## START GIVEN MATERIAL

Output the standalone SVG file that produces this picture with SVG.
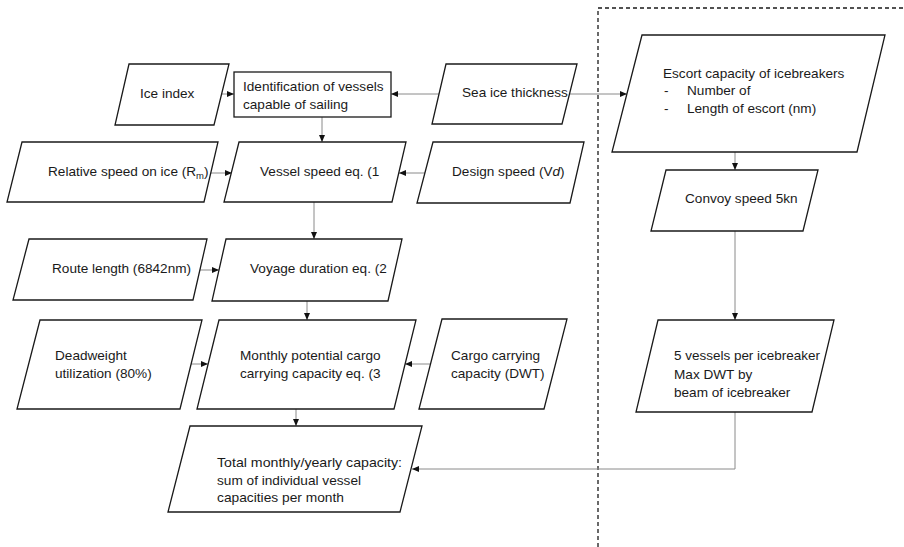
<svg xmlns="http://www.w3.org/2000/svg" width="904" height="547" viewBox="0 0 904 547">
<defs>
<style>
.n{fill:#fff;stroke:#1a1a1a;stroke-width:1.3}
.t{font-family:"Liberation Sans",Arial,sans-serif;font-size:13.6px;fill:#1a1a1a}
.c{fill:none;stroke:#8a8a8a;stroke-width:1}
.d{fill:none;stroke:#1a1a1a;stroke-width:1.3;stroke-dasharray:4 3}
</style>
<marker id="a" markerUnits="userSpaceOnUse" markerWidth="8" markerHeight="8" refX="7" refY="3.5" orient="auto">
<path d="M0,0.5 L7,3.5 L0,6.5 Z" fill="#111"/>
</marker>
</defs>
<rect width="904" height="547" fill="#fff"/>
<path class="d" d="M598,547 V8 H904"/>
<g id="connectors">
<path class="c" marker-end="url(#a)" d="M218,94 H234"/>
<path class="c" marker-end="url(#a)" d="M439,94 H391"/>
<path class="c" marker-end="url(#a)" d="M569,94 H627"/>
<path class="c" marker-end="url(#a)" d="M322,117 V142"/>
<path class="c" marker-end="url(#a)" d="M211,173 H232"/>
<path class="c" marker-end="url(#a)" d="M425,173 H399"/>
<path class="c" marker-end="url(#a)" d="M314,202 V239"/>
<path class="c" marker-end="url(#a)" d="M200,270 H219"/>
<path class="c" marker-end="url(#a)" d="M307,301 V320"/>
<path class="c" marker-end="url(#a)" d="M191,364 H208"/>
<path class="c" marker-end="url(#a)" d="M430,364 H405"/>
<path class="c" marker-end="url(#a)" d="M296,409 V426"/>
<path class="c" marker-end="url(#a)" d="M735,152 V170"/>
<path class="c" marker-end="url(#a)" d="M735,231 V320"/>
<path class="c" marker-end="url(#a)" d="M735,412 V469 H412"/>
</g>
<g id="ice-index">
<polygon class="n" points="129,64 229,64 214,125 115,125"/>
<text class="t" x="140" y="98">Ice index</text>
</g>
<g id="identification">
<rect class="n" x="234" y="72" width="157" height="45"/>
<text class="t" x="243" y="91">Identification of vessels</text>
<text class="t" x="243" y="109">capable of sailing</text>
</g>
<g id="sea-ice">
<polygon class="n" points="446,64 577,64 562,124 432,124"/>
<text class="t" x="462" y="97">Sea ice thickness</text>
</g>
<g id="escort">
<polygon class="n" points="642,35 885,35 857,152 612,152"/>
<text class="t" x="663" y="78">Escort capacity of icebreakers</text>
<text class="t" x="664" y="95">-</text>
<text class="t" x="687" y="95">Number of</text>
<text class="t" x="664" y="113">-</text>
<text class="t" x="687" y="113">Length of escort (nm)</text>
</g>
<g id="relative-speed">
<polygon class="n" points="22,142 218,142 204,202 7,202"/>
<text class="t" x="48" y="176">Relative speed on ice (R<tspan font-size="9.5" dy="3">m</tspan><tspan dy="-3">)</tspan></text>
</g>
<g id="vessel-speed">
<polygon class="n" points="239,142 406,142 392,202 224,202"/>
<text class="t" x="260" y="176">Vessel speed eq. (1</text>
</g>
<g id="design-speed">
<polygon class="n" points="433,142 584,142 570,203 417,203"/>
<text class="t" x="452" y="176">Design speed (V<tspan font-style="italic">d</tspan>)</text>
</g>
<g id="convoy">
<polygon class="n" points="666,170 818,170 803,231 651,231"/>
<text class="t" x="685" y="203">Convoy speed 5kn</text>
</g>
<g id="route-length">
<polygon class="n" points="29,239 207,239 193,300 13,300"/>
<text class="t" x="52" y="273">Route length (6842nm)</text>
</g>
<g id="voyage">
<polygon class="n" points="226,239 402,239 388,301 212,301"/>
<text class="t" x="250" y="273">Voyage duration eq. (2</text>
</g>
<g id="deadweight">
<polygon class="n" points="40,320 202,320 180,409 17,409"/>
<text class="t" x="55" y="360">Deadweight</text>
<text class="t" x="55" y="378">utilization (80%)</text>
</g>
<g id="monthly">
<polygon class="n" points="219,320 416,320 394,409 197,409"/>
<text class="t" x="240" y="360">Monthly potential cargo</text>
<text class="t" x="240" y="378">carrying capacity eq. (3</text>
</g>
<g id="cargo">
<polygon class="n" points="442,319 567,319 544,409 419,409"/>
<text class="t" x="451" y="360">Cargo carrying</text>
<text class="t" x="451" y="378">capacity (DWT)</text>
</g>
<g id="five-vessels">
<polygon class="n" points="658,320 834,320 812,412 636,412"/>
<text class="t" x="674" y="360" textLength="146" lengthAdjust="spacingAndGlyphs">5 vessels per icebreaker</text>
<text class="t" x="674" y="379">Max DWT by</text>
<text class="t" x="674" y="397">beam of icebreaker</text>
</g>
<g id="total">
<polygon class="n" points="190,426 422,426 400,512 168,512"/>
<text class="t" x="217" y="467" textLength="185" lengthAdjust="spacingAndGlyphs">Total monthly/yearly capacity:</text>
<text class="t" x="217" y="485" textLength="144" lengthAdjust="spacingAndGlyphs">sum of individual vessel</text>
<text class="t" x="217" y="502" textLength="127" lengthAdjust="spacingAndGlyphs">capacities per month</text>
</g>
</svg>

## END GIVEN MATERIAL

▶ [EXERCISE INSTRUCTIONS]:
The data should be printed again unchanged; leave its pictures out.

▶ [COMPLETE ANSWER]:
Output the standalone SVG file that produces this picture with SVG.
<svg xmlns="http://www.w3.org/2000/svg" width="904" height="547" viewBox="0 0 904 547">
<defs>
<style>
.n{fill:#fff;stroke:#1a1a1a;stroke-width:1.3}
.t{font-family:"Liberation Sans",Arial,sans-serif;font-size:13.6px;fill:#1a1a1a}
.c{fill:none;stroke:#8a8a8a;stroke-width:1}
.d{fill:none;stroke:#1a1a1a;stroke-width:1.3;stroke-dasharray:4 3}
</style>
<marker id="a" markerUnits="userSpaceOnUse" markerWidth="8" markerHeight="8" refX="7" refY="3.5" orient="auto">
<path d="M0,0.5 L7,3.5 L0,6.5 Z" fill="#111"/>
</marker>
</defs>
<rect width="904" height="547" fill="#fff"/>
<path class="d" d="M598,547 V8 H904"/>
<g id="connectors">
<path class="c" marker-end="url(#a)" d="M218,94 H234"/>
<path class="c" marker-end="url(#a)" d="M439,94 H391"/>
<path class="c" marker-end="url(#a)" d="M569,94 H627"/>
<path class="c" marker-end="url(#a)" d="M322,117 V142"/>
<path class="c" marker-end="url(#a)" d="M211,173 H232"/>
<path class="c" marker-end="url(#a)" d="M425,173 H399"/>
<path class="c" marker-end="url(#a)" d="M314,202 V239"/>
<path class="c" marker-end="url(#a)" d="M200,270 H219"/>
<path class="c" marker-end="url(#a)" d="M307,301 V320"/>
<path class="c" marker-end="url(#a)" d="M191,364 H208"/>
<path class="c" marker-end="url(#a)" d="M430,364 H405"/>
<path class="c" marker-end="url(#a)" d="M296,409 V426"/>
<path class="c" marker-end="url(#a)" d="M735,152 V170"/>
<path class="c" marker-end="url(#a)" d="M735,231 V320"/>
<path class="c" marker-end="url(#a)" d="M735,412 V469 H412"/>
</g>
<g id="ice-index">
<polygon class="n" points="129,64 229,64 214,125 115,125"/>
<text class="t" x="140" y="98">Ice index</text>
</g>
<g id="identification">
<rect class="n" x="234" y="72" width="157" height="45"/>
<text class="t" x="243" y="91">Identification of vessels</text>
<text class="t" x="243" y="109">capable of sailing</text>
</g>
<g id="sea-ice">
<polygon class="n" points="446,64 577,64 562,124 432,124"/>
<text class="t" x="462" y="97">Sea ice thickness</text>
</g>
<g id="escort">
<polygon class="n" points="642,35 885,35 857,152 612,152"/>
<text class="t" x="663" y="78">Escort capacity of icebreakers</text>
<text class="t" x="664" y="95">-</text>
<text class="t" x="687" y="95">Number of</text>
<text class="t" x="664" y="113">-</text>
<text class="t" x="687" y="113">Length of escort (nm)</text>
</g>
<g id="relative-speed">
<polygon class="n" points="22,142 218,142 204,202 7,202"/>
<text class="t" x="48" y="176">Relative speed on ice (R<tspan font-size="9.5" dy="3">m</tspan><tspan dy="-3">)</tspan></text>
</g>
<g id="vessel-speed">
<polygon class="n" points="239,142 406,142 392,202 224,202"/>
<text class="t" x="260" y="176">Vessel speed eq. (1</text>
</g>
<g id="design-speed">
<polygon class="n" points="433,142 584,142 570,203 417,203"/>
<text class="t" x="452" y="176">Design speed (V<tspan font-style="italic">d</tspan>)</text>
</g>
<g id="convoy">
<polygon class="n" points="666,170 818,170 803,231 651,231"/>
<text class="t" x="685" y="203">Convoy speed 5kn</text>
</g>
<g id="route-length">
<polygon class="n" points="29,239 207,239 193,300 13,300"/>
<text class="t" x="52" y="273">Route length (6842nm)</text>
</g>
<g id="voyage">
<polygon class="n" points="226,239 402,239 388,301 212,301"/>
<text class="t" x="250" y="273">Voyage duration eq. (2</text>
</g>
<g id="deadweight">
<polygon class="n" points="40,320 202,320 180,409 17,409"/>
<text class="t" x="55" y="360">Deadweight</text>
<text class="t" x="55" y="378">utilization (80%)</text>
</g>
<g id="monthly">
<polygon class="n" points="219,320 416,320 394,409 197,409"/>
<text class="t" x="240" y="360">Monthly potential cargo</text>
<text class="t" x="240" y="378">carrying capacity eq. (3</text>
</g>
<g id="cargo">
<polygon class="n" points="442,319 567,319 544,409 419,409"/>
<text class="t" x="451" y="360">Cargo carrying</text>
<text class="t" x="451" y="378">capacity (DWT)</text>
</g>
<g id="five-vessels">
<polygon class="n" points="658,320 834,320 812,412 636,412"/>
<text class="t" x="674" y="360" textLength="146" lengthAdjust="spacingAndGlyphs">5 vessels per icebreaker</text>
<text class="t" x="674" y="379">Max DWT by</text>
<text class="t" x="674" y="397">beam of icebreaker</text>
</g>
<g id="total">
<polygon class="n" points="190,426 422,426 400,512 168,512"/>
<text class="t" x="217" y="467" textLength="185" lengthAdjust="spacingAndGlyphs">Total monthly/yearly capacity:</text>
<text class="t" x="217" y="485" textLength="144" lengthAdjust="spacingAndGlyphs">sum of individual vessel</text>
<text class="t" x="217" y="502" textLength="127" lengthAdjust="spacingAndGlyphs">capacities per month</text>
</g>
</svg>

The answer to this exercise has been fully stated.